>> begin Given material
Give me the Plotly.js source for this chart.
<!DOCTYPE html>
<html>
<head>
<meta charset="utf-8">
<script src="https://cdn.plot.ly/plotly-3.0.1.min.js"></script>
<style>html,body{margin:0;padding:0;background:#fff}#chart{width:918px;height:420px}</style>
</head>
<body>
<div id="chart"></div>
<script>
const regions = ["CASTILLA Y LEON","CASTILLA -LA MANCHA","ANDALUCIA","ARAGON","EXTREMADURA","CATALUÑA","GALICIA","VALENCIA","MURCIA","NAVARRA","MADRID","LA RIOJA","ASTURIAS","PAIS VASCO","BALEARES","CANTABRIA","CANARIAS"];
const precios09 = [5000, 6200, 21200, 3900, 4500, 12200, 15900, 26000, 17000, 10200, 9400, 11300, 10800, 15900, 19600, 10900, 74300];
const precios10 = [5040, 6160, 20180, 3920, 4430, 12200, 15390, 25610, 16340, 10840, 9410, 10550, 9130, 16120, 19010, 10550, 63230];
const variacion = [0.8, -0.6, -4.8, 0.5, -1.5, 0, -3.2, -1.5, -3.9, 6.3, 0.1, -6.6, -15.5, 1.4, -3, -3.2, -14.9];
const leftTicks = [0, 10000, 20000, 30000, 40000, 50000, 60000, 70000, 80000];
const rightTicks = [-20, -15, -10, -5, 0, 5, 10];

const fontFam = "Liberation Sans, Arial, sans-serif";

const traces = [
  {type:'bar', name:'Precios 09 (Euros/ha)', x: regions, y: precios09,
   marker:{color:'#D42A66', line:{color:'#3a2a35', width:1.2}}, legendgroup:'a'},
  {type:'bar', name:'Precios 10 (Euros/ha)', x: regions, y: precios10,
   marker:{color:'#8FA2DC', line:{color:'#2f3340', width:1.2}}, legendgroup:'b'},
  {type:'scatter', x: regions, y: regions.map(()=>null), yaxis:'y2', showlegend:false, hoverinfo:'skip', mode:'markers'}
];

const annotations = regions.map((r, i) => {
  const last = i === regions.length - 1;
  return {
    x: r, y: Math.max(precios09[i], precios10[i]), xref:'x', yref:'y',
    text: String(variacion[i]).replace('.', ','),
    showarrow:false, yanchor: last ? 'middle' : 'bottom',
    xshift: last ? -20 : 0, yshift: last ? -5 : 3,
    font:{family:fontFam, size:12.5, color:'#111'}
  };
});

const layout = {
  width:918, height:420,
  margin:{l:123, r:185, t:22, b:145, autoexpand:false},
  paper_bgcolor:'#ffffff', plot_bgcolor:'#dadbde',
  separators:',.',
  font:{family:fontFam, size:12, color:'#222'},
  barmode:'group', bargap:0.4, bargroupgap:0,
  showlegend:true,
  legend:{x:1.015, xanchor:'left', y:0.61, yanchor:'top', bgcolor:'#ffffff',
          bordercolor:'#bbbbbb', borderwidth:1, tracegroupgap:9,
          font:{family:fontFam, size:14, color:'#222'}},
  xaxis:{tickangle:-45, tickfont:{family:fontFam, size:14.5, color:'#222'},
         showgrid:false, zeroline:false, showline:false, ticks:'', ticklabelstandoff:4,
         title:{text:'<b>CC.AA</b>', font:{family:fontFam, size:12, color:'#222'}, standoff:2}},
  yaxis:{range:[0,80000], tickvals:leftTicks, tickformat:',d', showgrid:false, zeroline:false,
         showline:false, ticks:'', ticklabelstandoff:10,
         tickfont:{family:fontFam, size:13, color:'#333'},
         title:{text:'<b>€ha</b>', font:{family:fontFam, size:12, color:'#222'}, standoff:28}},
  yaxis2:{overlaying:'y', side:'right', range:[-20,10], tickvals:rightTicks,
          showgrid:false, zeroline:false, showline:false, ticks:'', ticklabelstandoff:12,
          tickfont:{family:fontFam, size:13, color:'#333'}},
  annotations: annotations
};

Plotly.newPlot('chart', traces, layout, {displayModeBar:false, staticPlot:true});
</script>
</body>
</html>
>> end Given material
Write the material out again word for word.

Give me the Plotly.js source for this chart.
<!DOCTYPE html>
<html>
<head>
<meta charset="utf-8">
<script src="https://cdn.plot.ly/plotly-3.0.1.min.js"></script>
<style>html,body{margin:0;padding:0;background:#fff}#chart{width:918px;height:420px}</style>
</head>
<body>
<div id="chart"></div>
<script>
const regions = ["CASTILLA Y LEON","CASTILLA -LA MANCHA","ANDALUCIA","ARAGON","EXTREMADURA","CATALUÑA","GALICIA","VALENCIA","MURCIA","NAVARRA","MADRID","LA RIOJA","ASTURIAS","PAIS VASCO","BALEARES","CANTABRIA","CANARIAS"];
const precios09 = [5000, 6200, 21200, 3900, 4500, 12200, 15900, 26000, 17000, 10200, 9400, 11300, 10800, 15900, 19600, 10900, 74300];
const precios10 = [5040, 6160, 20180, 3920, 4430, 12200, 15390, 25610, 16340, 10840, 9410, 10550, 9130, 16120, 19010, 10550, 63230];
const variacion = [0.8, -0.6, -4.8, 0.5, -1.5, 0, -3.2, -1.5, -3.9, 6.3, 0.1, -6.6, -15.5, 1.4, -3, -3.2, -14.9];
const leftTicks = [0, 10000, 20000, 30000, 40000, 50000, 60000, 70000, 80000];
const rightTicks = [-20, -15, -10, -5, 0, 5, 10];

const fontFam = "Liberation Sans, Arial, sans-serif";

const traces = [
  {type:'bar', name:'Precios 09 (Euros/ha)', x: regions, y: precios09,
   marker:{color:'#D42A66', line:{color:'#3a2a35', width:1.2}}, legendgroup:'a'},
  {type:'bar', name:'Precios 10 (Euros/ha)', x: regions, y: precios10,
   marker:{color:'#8FA2DC', line:{color:'#2f3340', width:1.2}}, legendgroup:'b'},
  {type:'scatter', x: regions, y: regions.map(()=>null), yaxis:'y2', showlegend:false, hoverinfo:'skip', mode:'markers'}
];

const annotations = regions.map((r, i) => {
  const last = i === regions.length - 1;
  return {
    x: r, y: Math.max(precios09[i], precios10[i]), xref:'x', yref:'y',
    text: String(variacion[i]).replace('.', ','),
    showarrow:false, yanchor: last ? 'middle' : 'bottom',
    xshift: last ? -20 : 0, yshift: last ? -5 : 3,
    font:{family:fontFam, size:12.5, color:'#111'}
  };
});

const layout = {
  width:918, height:420,
  margin:{l:123, r:185, t:22, b:145, autoexpand:false},
  paper_bgcolor:'#ffffff', plot_bgcolor:'#dadbde',
  separators:',.',
  font:{family:fontFam, size:12, color:'#222'},
  barmode:'group', bargap:0.4, bargroupgap:0,
  showlegend:true,
  legend:{x:1.015, xanchor:'left', y:0.61, yanchor:'top', bgcolor:'#ffffff',
          bordercolor:'#bbbbbb', borderwidth:1, tracegroupgap:9,
          font:{family:fontFam, size:14, color:'#222'}},
  xaxis:{tickangle:-45, tickfont:{family:fontFam, size:14.5, color:'#222'},
         showgrid:false, zeroline:false, showline:false, ticks:'', ticklabelstandoff:4,
         title:{text:'<b>CC.AA</b>', font:{family:fontFam, size:12, color:'#222'}, standoff:2}},
  yaxis:{range:[0,80000], tickvals:leftTicks, tickformat:',d', showgrid:false, zeroline:false,
         showline:false, ticks:'', ticklabelstandoff:10,
         tickfont:{family:fontFam, size:13, color:'#333'},
         title:{text:'<b>€ha</b>', font:{family:fontFam, size:12, color:'#222'}, standoff:28}},
  yaxis2:{overlaying:'y', side:'right', range:[-20,10], tickvals:rightTicks,
          showgrid:false, zeroline:false, showline:false, ticks:'', ticklabelstandoff:12,
          tickfont:{family:fontFam, size:13, color:'#333'}},
  annotations: annotations
};

Plotly.newPlot('chart', traces, layout, {displayModeBar:false, staticPlot:true});
</script>
</body>
</html>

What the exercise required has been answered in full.